Life in the Major League
In his review of Paul Beatty’s novel The Sellout [“Shelf Life,” August 17/24], Jesse McCarthy includes me among a group of writers in “perpetual search of an audience.” Just because most of my books and theater have been ignored by the New York media—including The Nation, which hasn’t reviewed a book of mine since the early 1980s—doesn’t mean that I lack a wide audience. The New York media view black literature in terms of one-at-a-time tokens, which conveys the impression that black talent is rare. It’s common. This is a form of literary neocolonialism, where dangerous natives are separated from those who are more accommodating. I’ve seen tokens come and go.
As a result of my novel Japanese by Spring, written in three languages, I was invited to Japan and China. Though the book was ignored here, it received enthusiastic reviews in both countries. My novel Juice! was also ignored in this country but was received favorably in China and by The Times Literary Supplement in London. In June, my play Mother Hubbard was performed in Xiangtan by a Chinese cast, with an enthusiastic review from the Hunan Daily.
All of my books are being translated into Chinese. In May, I was honored at a conference in Mulhouse, France, where scholars from India, Europe, and China read papers about my work. My appearance in Freiberg, Germany, was featured in Badische-Zeitung (“Der 77-jährige Ishmael Reed ist eine Legende als Dichter, Denker und Jazzer”). During the same trip, my daughter and I performed our poetry accompanied by students from the jazz school at Basel, Switzerland’s Music Academy. In addition to writing nonfiction, fiction, poetry, theater, and songs, performed by such eminent pop stars as Macy Gray, I play jazz piano and appear on the CD For All We Know, performed by the Ishmael Reed Quartet featuring David Murray. I’m 77 years old and have two jobs: poet laureate of the San Francisco Jazz Center and visiting scholar at the California College of the Arts.
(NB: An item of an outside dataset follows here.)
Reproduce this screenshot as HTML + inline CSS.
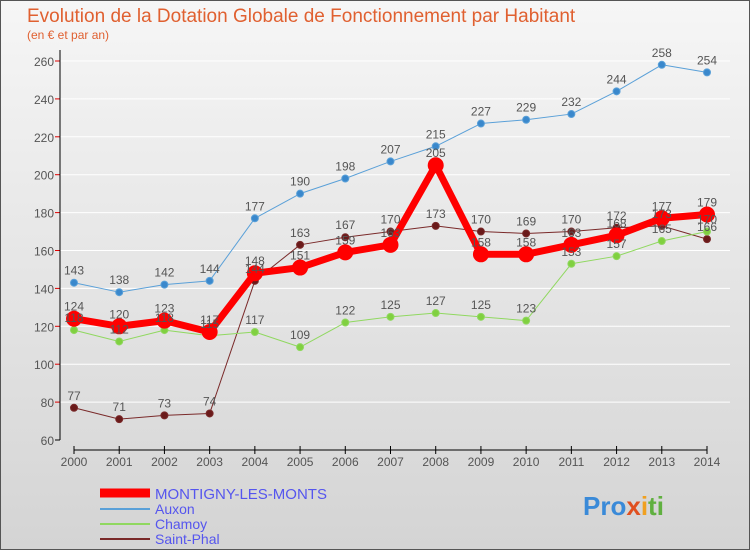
<!DOCTYPE html>
<html><head><meta charset="utf-8"><style>
body{margin:0;width:750px;height:550px;overflow:hidden;font-family:"Liberation Sans",sans-serif}
</style></head><body>
<svg width="750" height="550" xmlns="http://www.w3.org/2000/svg">
<defs><linearGradient id="bg" x1="0" y1="0" x2="0" y2="1"><stop offset="0" stop-color="#f6f6f6"/><stop offset="1" stop-color="#d4d4d4"/></linearGradient></defs>
<rect x="0.5" y="0.5" width="749" height="549" fill="url(#bg)" stroke="#555"/>
<text x="27" y="22" font-size="19" fill="#e06030">Evolution de la Dotation Globale de Fonctionnement par Habitant</text>
<text x="27" y="39" font-size="12" fill="#e06030">(en € et par an)</text>
<g id="grid"></g><g id="axes"></g><g id="series"></g><g id="labels"></g>
<g>
<line x1="100" y1="493" x2="150" y2="493" stroke="#ff0000" stroke-width="9"/>
<text x="155" y="499" font-size="15" fill="#5555ee">MONTIGNY-LES-MONTS</text>
<line x1="100" y1="509" x2="150" y2="509" stroke="#5aa0d8" stroke-width="2"/>
<text x="155" y="514" font-size="14" fill="#5555ee">Auxon</text>
<line x1="100" y1="524" x2="150" y2="524" stroke="#90d860" stroke-width="2"/>
<text x="155" y="529" font-size="14" fill="#5555ee">Chamoy</text>
<line x1="100" y1="539" x2="150" y2="539" stroke="#7a2a2a" stroke-width="2"/>
<text x="155" y="544" font-size="14" fill="#5555ee">Saint-Phal</text>
</g>
<text x="583" y="515" font-size="26" font-weight="bold" fill="#3a8ad8">Pro<tspan fill="#e05020">x</tspan><tspan fill="#f0a020">i</tspan><tspan fill="#60b040">ti</tspan></text>
</svg>
<script>
const years=[2000,2001,2002,2003,2004,2005,2006,2007,2008,2009,2010,2011,2012,2013,2014];
const montigny=[124,120,123,117,148,151,159,163,205,158,158,163,168,177,179];
const auxon=[143,138,142,144,177,190,198,207,215,227,229,232,244,258,254];
const chamoy=[118,112,118,115,117,109,122,125,127,125,123,153,157,165,170];
const saintPhal=[77,71,73,74,144,163,167,170,173,170,169,170,172,173,166];
const yTicks=[60,80,100,120,140,160,180,200,220,240,260];
const NS="http://www.w3.org/2000/svg";
const x=i=>74+i*(707-74)/(years.length-1);
const y=v=>440-(v-60)*379/200;
function mk(tag,attrs,parent){const e=document.createElementNS(NS,tag);for(const k in attrs)e.setAttribute(k,attrs[k]);document.getElementById(parent).appendChild(e);return e;}
yTicks.forEach(t=>{
 if(t>60){const g=mk('line',{x1:60,x2:730,y1:y(t),y2:y(t),stroke:'#ffffff','stroke-width':1},'grid');
 
 }
 const tk=mk('line',{x1:55,x2:60,y1:y(t),y2:y(t),stroke:t==60?'#000':'#e00000'},'axes');
 
 
 const l=mk('text',{x:54,y:y(t)+5,'font-size':12,'text-anchor':'end',fill:'#555'},'axes');l.textContent=t;
 
 
});
let a=mk('line',{x1:60,x2:60,y1:50,y2:440,stroke:'#000'},'axes');


a=mk('line',{x1:74,x2:707,y1:450,y2:450,stroke:'#000'},'axes');


years.forEach((yr,i)=>{
 const t=mk('line',{x1:x(i),x2:x(i),y1:446,y2:454,stroke:'#000'},'axes');
 
 
 const l=mk('text',{x:x(i),y:466,'font-size':12,'text-anchor':'middle',fill:'#555'},'axes');l.textContent=yr;
 
 
});
function series(data,name,color,w,r,dot){
 const p=mk('polyline',{points:data.map((v,i)=>x(i)+','+y(v)).join(' '),fill:'none',stroke:color,'stroke-width':w,'stroke-linejoin':'round'},'series');
 
 
 data.forEach((v,i)=>{
  const c=mk('circle',{cx:x(i),cy:y(v),r:r,fill:dot,stroke:color,'stroke-width':1},'series');
  
  
  const l=mk('text',{x:x(i),y:y(v)-8,'font-size':12,'text-anchor':'middle',fill:'#555'},'labels');l.textContent=v;
  
  
 });
}
series(saintPhal,'saint-phal','#7a2a2a',1,3.5,'#6a1a1a');
series(chamoy,'chamoy','#90d860',1,3.5,'#80d040');
series(auxon,'auxon','#5aa0d8',1,3.5,'#3a88cc');
series(montigny,'montigny','#ff0000',7,7.5,'#ff0000');
</script>
</body></html>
My last three books—Barack Obama and the Jim Crow Media; Going Too Far: Essays About America’s Nervous Breakdown; and The Complete Muhammad Ali, which came out last month—were published in Montreal. As of this writing, the latter is No. 1 among the 100 Ali books in Canada and No. 2 in the United States, even without the blessing of the New York literary establishment, whose endorsement, in the past, was essential to a black author’s gaining traction.